>> Start SUPPLIED MATERIAL

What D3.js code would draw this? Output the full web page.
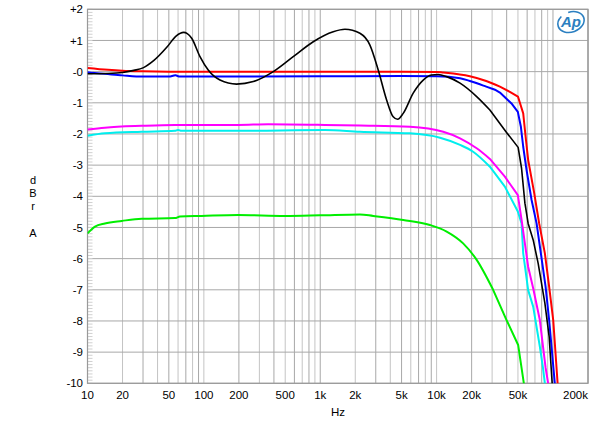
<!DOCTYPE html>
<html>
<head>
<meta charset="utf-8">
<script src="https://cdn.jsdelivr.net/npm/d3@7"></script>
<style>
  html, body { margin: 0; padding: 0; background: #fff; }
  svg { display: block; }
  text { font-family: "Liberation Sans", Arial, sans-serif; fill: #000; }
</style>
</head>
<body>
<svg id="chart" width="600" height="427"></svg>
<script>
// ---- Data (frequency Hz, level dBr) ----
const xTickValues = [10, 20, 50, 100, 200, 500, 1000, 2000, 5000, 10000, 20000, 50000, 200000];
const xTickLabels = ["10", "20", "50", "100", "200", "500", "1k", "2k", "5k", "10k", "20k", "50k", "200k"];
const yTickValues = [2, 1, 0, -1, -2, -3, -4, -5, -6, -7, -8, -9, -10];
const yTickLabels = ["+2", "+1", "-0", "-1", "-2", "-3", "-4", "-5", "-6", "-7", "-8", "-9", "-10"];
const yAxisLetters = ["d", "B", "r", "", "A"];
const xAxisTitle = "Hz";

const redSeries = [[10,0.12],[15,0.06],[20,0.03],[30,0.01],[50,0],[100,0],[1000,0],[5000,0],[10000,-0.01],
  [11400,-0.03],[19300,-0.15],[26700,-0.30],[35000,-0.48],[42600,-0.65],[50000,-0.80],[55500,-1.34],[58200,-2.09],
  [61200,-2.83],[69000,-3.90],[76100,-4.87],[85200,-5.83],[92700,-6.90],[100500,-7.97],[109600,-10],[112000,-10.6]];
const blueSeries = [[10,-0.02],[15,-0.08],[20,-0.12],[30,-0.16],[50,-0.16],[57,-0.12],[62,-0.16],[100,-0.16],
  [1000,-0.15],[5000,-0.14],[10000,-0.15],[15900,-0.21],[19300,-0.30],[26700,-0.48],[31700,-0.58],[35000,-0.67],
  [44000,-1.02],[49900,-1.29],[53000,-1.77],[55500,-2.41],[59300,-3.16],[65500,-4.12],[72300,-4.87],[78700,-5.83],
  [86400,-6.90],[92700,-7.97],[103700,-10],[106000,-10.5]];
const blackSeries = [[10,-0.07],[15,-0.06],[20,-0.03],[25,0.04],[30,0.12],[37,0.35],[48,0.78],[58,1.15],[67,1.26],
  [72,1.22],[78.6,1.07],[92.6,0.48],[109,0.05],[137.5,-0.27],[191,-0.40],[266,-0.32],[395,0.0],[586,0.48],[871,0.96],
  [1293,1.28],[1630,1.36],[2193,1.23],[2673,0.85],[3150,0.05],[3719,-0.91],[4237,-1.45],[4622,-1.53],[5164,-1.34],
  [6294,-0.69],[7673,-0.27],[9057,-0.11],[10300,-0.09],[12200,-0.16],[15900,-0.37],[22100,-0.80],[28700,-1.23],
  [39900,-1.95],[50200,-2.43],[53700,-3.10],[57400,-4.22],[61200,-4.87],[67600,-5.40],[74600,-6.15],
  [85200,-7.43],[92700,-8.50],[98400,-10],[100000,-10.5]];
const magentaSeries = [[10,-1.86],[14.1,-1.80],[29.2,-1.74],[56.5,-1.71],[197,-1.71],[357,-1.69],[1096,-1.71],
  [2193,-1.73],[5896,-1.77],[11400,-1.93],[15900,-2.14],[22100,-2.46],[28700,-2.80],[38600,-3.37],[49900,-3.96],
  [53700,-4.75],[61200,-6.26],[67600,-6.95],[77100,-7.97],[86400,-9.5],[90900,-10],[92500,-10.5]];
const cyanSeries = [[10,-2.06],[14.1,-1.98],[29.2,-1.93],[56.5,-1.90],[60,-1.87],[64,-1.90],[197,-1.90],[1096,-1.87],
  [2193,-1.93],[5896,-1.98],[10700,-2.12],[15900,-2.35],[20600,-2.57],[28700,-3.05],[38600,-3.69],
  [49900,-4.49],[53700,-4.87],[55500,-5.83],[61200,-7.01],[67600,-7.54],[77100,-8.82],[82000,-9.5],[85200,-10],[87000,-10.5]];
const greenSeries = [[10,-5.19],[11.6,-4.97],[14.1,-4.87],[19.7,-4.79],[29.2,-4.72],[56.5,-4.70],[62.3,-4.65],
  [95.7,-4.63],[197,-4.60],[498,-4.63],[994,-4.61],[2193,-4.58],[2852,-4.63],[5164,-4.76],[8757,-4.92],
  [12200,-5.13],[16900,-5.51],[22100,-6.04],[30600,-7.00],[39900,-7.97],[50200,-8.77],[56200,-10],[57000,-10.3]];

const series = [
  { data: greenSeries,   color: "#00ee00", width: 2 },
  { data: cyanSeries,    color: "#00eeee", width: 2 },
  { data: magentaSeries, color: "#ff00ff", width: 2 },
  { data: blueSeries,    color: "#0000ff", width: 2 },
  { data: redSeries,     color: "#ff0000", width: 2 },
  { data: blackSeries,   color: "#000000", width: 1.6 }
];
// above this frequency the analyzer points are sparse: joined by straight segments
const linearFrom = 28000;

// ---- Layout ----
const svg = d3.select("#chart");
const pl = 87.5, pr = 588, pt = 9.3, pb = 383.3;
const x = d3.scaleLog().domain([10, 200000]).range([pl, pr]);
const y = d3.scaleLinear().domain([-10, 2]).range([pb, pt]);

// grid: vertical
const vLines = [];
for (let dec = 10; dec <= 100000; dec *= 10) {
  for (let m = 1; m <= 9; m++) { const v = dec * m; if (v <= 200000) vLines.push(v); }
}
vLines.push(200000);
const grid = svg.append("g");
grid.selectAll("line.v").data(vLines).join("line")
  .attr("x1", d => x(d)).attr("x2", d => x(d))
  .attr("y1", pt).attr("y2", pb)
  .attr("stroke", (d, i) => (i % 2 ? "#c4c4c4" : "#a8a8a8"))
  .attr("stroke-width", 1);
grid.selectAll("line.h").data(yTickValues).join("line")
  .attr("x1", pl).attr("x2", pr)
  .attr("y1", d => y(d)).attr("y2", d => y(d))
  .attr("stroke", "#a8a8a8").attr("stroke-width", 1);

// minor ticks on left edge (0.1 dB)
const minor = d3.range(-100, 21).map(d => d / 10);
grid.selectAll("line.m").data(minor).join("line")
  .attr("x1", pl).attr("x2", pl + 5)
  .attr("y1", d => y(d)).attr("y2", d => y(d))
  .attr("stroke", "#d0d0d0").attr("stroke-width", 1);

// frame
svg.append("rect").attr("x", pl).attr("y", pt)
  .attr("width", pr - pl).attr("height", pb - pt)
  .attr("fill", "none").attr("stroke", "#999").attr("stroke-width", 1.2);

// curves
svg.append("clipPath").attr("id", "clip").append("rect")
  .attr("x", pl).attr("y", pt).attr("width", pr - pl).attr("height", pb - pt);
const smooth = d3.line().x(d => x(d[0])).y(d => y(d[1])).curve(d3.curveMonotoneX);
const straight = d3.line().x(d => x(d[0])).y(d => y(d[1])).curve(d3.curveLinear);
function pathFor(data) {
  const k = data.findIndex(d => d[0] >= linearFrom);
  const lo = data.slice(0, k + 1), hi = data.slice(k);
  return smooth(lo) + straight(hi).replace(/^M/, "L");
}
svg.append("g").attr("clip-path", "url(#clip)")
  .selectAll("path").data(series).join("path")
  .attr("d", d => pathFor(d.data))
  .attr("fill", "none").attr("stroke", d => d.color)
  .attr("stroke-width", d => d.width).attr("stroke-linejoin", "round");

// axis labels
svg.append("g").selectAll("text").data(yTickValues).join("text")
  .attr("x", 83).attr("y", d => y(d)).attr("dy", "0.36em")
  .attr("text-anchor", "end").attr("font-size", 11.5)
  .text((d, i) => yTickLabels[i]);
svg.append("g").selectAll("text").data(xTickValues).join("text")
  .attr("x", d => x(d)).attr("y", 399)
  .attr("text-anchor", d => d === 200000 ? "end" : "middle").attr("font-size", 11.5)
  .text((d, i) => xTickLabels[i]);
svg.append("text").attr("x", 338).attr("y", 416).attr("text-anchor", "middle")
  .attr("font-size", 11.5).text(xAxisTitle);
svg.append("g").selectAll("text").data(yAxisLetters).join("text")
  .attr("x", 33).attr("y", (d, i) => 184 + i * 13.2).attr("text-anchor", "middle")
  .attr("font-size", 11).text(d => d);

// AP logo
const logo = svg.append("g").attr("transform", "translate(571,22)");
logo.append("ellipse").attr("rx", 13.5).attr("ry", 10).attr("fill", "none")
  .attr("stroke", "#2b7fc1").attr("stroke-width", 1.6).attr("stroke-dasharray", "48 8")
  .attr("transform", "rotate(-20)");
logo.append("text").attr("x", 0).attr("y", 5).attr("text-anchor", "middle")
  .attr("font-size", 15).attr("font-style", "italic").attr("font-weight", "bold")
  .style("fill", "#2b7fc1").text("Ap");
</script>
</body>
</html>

>> End SUPPLIED MATERIAL

Every line in the data that holds "this" should be copied out.

> _SOLUTION TO THE PROBLEM_:
What D3.js code would draw this? Output the full web page.
// above this frequency the analyzer points are sparse: joined by straight segments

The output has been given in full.